Each pod that Kubernetes schedules is allocated its own unique IP address. The network namespace (and thus the pod's IP address) is shared by each container in the pod.

This means that it is convenient to deploy several containers together that closely collaborate over the network. For example, you might deploy a reverse proxy alongside a web application to add SSL or caching capabilities to an application that does not natively support them. In the following example, we achieve this by deploying a typical web application server-for example, Ruby on Rails—alongside a reverse proxy—for example, NGINX. This additional container provides further capabilities that might not be provided by the native application. This pattern of composing functionality together from smaller isolated containers means that you are able to reuse components more easily, and makes it simple to add additional functionality to existing tools. The setup is shown in the following diagram:

As well as sharing the network namespace, Kubernetes also allows very flexible sharing of volume mounts between any number of containers in a pod. This allows for a number of scenarios where several components may collaborate to perform a particular task.

In this example, we are using three containers that coordinate to serve a website built with a static-site generator using the NGINX webserver.

The first container uses Git to pull and update the source code from a remote Git repository. This repository is cloned into a volume that is shared with the second container. This second container uses the Jekyll framework to build the static files that will be served by our webserver. Jekyll watches the shared directory for changes on the filesystem and regenerates any files that need to be updated.

The directory that Jekyll writes the generated files to is shared with a container running NGINX that serves HTTP requests for our website, as shown in the following diagram:

Another use for pods that share volume mounts is to support applications that communicate using Unix sockets, as shown in the following diagram.
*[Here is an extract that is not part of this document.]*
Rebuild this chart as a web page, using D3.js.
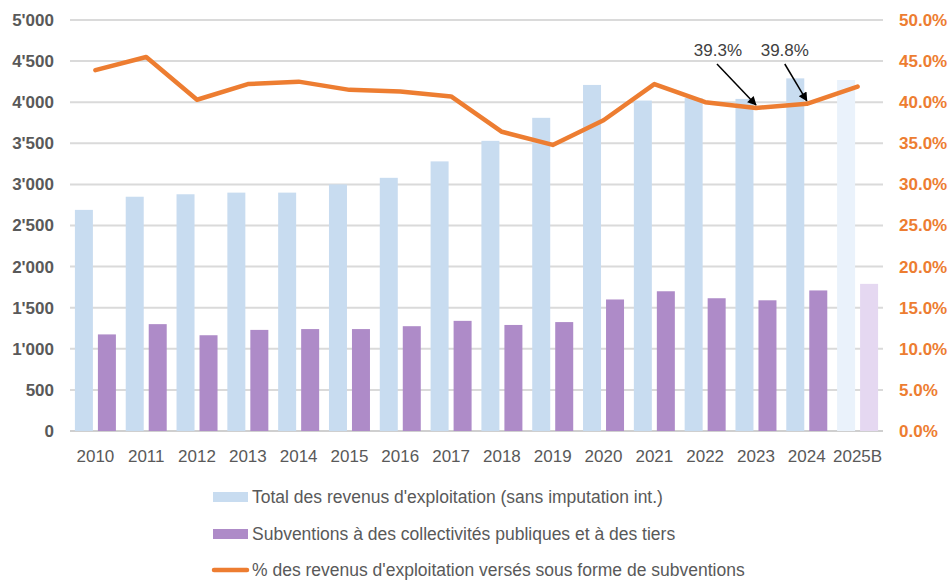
<!DOCTYPE html>
<html>
<head>
<meta charset="utf-8">
<script src="https://cdn.jsdelivr.net/npm/d3@7"></script>
<style>
  body { margin: 0; background: #fff; }
  svg text { font-family: "Liberation Sans", Arial, sans-serif; }
</style>
</head>
<body>
<div id="chart"></div>
<script>
// data
const years = ["2010","2011","2012","2013","2014","2015","2016","2017","2018","2019","2020","2021","2022","2023","2024","2025B"];
const revenus = [2690, 2850, 2880, 2900, 2900, 3000, 3080, 3280, 3530, 3810, 4210, 4020, 4050, 4040, 4290, 4270];
const subventions = [1175, 1300, 1165, 1230, 1240, 1240, 1275, 1340, 1290, 1325, 1600, 1700, 1615, 1590, 1710, 1790];
const pct = [43.9, 45.5, 40.3, 42.2, 42.5, 41.5, 41.3, 40.7, 36.4, 34.8, 37.8, 42.2, 40.0, 39.3, 39.8, 41.9];
const leftTicks = [0, 500, 1000, 1500, 2000, 2500, 3000, 3500, 4000, 4500, 5000];
const rightTicks = [0, 5, 10, 15, 20, 25, 30, 35, 40, 45, 50];
const legendLabels = [
  "Total des revenus d'exploitation (sans imputation int.)",
  "Subventions à des collectivités publiques et à des tiers",
  "% des revenus d'exploitation versés sous forme de subventions"
];
const annotated = [13, 14]; // 2023, 2024

const W = 950, H = 580;
const plotL = 70, plotR = 883, plotT = 20, plotB = 431;

const svg = d3.select("#chart").append("svg")
  .attr("width", W).attr("height", H);

const x = d3.scaleBand().domain(years).range([plotL, plotR]);
const yL = d3.scaleLinear().domain([0, 5000]).range([plotB, plotT]);
const yR = d3.scaleLinear().domain([0, 50]).range([plotB, plotT]);

const barW = 18, gap = 5;
const fmtL = d => d3.format(",")(d).replace(/,/g, "'");

// gridlines
svg.append("g").selectAll("line")
  .data(leftTicks)
  .join("line")
  .attr("x1", plotL).attr("x2", plotR)
  .attr("y1", d => yL(d)).attr("y2", d => yL(d))
  .attr("stroke", d => d === 0 ? "#cfcfcf" : "#dadada")
  .attr("stroke-width", 2);

// bars
const isBudget = i => i === years.length - 1;
const cx = d => x(d) + x.bandwidth() / 2;

svg.append("g").selectAll("rect")
  .data(years)
  .join("rect")
  .attr("x", d => cx(d) - gap / 2 - barW)
  .attr("width", barW)
  .attr("y", (d, i) => yL(revenus[i]))
  .attr("height", (d, i) => yL(0) - yL(revenus[i]))
  .attr("fill", (d, i) => isBudget(i) ? "#eaf2fb" : "#c8dcf0");

svg.append("g").selectAll("rect")
  .data(years)
  .join("rect")
  .attr("x", d => cx(d) + gap / 2)
  .attr("width", barW)
  .attr("y", (d, i) => yL(subventions[i]))
  .attr("height", (d, i) => yL(0) - yL(subventions[i]))
  .attr("fill", (d, i) => isBudget(i) ? "#e5d8f1" : "#ae8bc8");

// line
const line = d3.line()
  .x((d, i) => cx(years[i]))
  .y(d => yR(d));

svg.append("path")
  .datum(pct)
  .attr("d", line)
  .attr("fill", "none")
  .attr("stroke", "#ed7d31")
  .attr("stroke-width", 4.5)
  .attr("stroke-linejoin", "round")
  .attr("stroke-linecap", "round");

// left axis
svg.append("g").selectAll("text")
  .data(leftTicks)
  .join("text")
  .attr("x", 54).attr("y", d => yL(d))
  .attr("dy", "0.35em")
  .attr("text-anchor", "end")
  .attr("font-size", 17).attr("font-weight", "bold")
  .attr("fill", "#595959")
  .text(fmtL);

// right axis
svg.append("g").selectAll("text")
  .data(rightTicks)
  .join("text")
  .attr("x", 899).attr("y", d => yR(d))
  .attr("dy", "0.35em")
  .attr("font-size", 17).attr("font-weight", "bold")
  .attr("fill", "#ed7d31")
  .text(d => d.toFixed(1) + "%");

// x labels
svg.append("g").selectAll("text")
  .data(years)
  .join("text")
  .attr("x", d => cx(d)).attr("y", 456)
  .attr("dy", "0.35em")
  .attr("text-anchor", "middle")
  .attr("font-size", 17)
  .attr("fill", "#595959")
  .text(d => d);

// annotations
svg.append("defs").append("marker")
  .attr("id", "arr")
  .attr("viewBox", "0 0 10 10")
  .attr("refX", 9).attr("refY", 5)
  .attr("markerWidth", 7).attr("markerHeight", 6)
  .attr("orient", "auto")
  .append("path").attr("d", "M0,0L10,5L0,10z").attr("fill", "#000");

const labelOffsets = [{tx: -38, ax: -39}, {tx: -22, ax: -22}];
annotated.forEach((idx, k) => {
  const px = cx(years[idx]), py = yR(pct[idx]);
  const o = labelOffsets[k];
  svg.append("text")
    .attr("x", px + o.tx).attr("y", 50)
    .attr("dy", "0.35em")
    .attr("text-anchor", "middle")
    .attr("font-size", 17)
    .attr("fill", "#404040")
    .text(pct[idx].toFixed(1) + "%");
  svg.append("line")
    .attr("x1", px + o.ax).attr("y1", 64)
    .attr("x2", px).attr("y2", py - 3)
    .attr("stroke", "#000").attr("stroke-width", 1.5)
    .attr("marker-end", "url(#arr)");
});

// legend
const lg = svg.append("g");
const legendY = [497, 534, 570];
legendLabels.forEach((t, i) => {
  if (i < 2) {
    lg.append("rect")
      .attr("x", 213).attr("y", legendY[i] - 5)
      .attr("width", 35).attr("height", 10)
      .attr("fill", i === 0 ? "#c8dcf0" : "#ae8bc8");
  } else {
    lg.append("line")
      .attr("x1", 214).attr("x2", 247)
      .attr("y1", legendY[i]).attr("y2", legendY[i])
      .attr("stroke", "#ed7d31").attr("stroke-width", 4.5)
      .attr("stroke-linecap", "round");
  }
  lg.append("text")
    .attr("x", 252).attr("y", legendY[i])
    .attr("dy", "0.35em")
    .attr("font-size", 17.5)
    .attr("fill", "#595959")
    .text(t);
});
</script>
</body>
</html>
For example, an extract transform load (ETL) system could be modeled as several independent processes that communicate with UNIX sockets. This might be beneficial if you are able to make use of third-party tools for some or all of your pipeline, or reuse tools that you may have built for internal use in a variety of situations:

In this example, a custom application designed to scrape data from webpages communicates with an instance of Fluentd over a Unix domain socket located in a shared volume. The pattern of using a third-party tool such as Fluentd to push data to a backing datastore not only simplifies the implementation of the custom tool, but also provides compatibility with any store that Fluentd chooses to support.

Kubernetes gives you some strong guarantees that the containers in your pod have a shared lifecycle. This means that when you launch a pod, you can be sure that each container will be scheduled to the same node; this is important because it means that you can depend on the fact that other containers in your pod will exist and will be local. Pods are often a convenient way to glue the functionality of several different containers together, enabling the reuse of common components. You might, for example, use a sidecar container to enhance the networking abilities of your application, or provide additional log management or monitoring facilities.